Virginia has shown us continually that we have a long way to go.
But what about soccer?
In patriotic fervor, many of us grew up with an idea of American exceptionalism—something that truly resonated with many in this past election. But looking back, I remembered this being the reason as to why I did not embrace soccer at first. The American sports of baseball, basketball, and American football (especially American football, college and pro) ruled the sports landscape. Hockey? Nah, that’s Canadian. Soccer? Too European.
Now, it’s understandable to an extent. My uncles fought in the Pacific theatre in World War II. My father fought in the Korean War. America felt a need to both isolate themselves from outside influences, but also felt the world would be better if we influenced it. And I believe that the resistance to soccer was a residual effect of that mindset.
But here we are in 2017. And all I have to do is look at the Colorado Rapids roster, and am reassured that those national and political boundaries are not hard and fast. American, European, Central and South American, African; differing religious beliefs; differing backgrounds—all coming together for one goal, to win.

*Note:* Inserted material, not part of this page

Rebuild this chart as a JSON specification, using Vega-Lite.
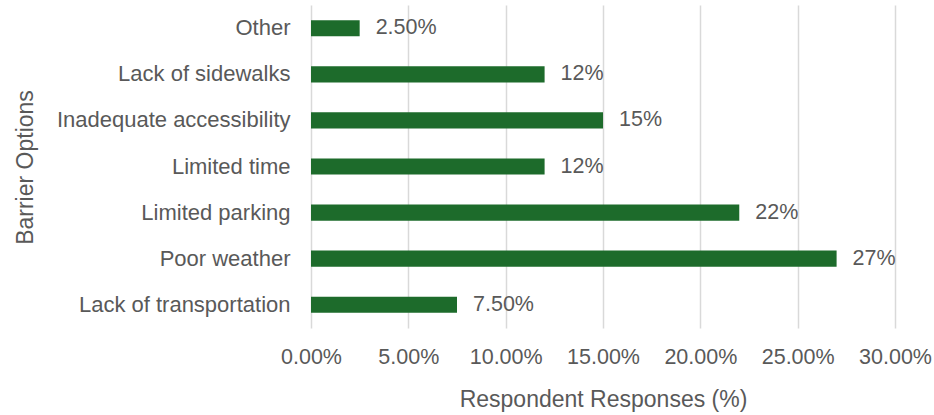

In looking over the roster again, I see Kevin Doyle from Ireland, a country that’s had it’s share of strife in their relationship with Northern Ireland. Shkelzen Gashi, from Albania, a country who came out from under the Communist regime in 1990 and had to deal with the transition (though Gashi was only two at the time). Micheal Azira hails from Uganda, whose history includes the brutal dictator Idi Amin. Under Amin’s regime, the country lost between 80,000 and 500,000 people.
The point of it all is that soccer is a melting pot, and bringing with it all our experiences and backgrounds that, even though they have their own particulars, echo what King Solomon noted in Ecclesiastes 1:9: “There is nothing new under the sun.”
What we have seen in Virginia is nothing new under the sun, sadly. But soccer gives hope that the notion of the melting pot of us coming together, all the while embracing backgrounds and differences, is a reason to embrace it.
I would contend that soccer is the most American of sports.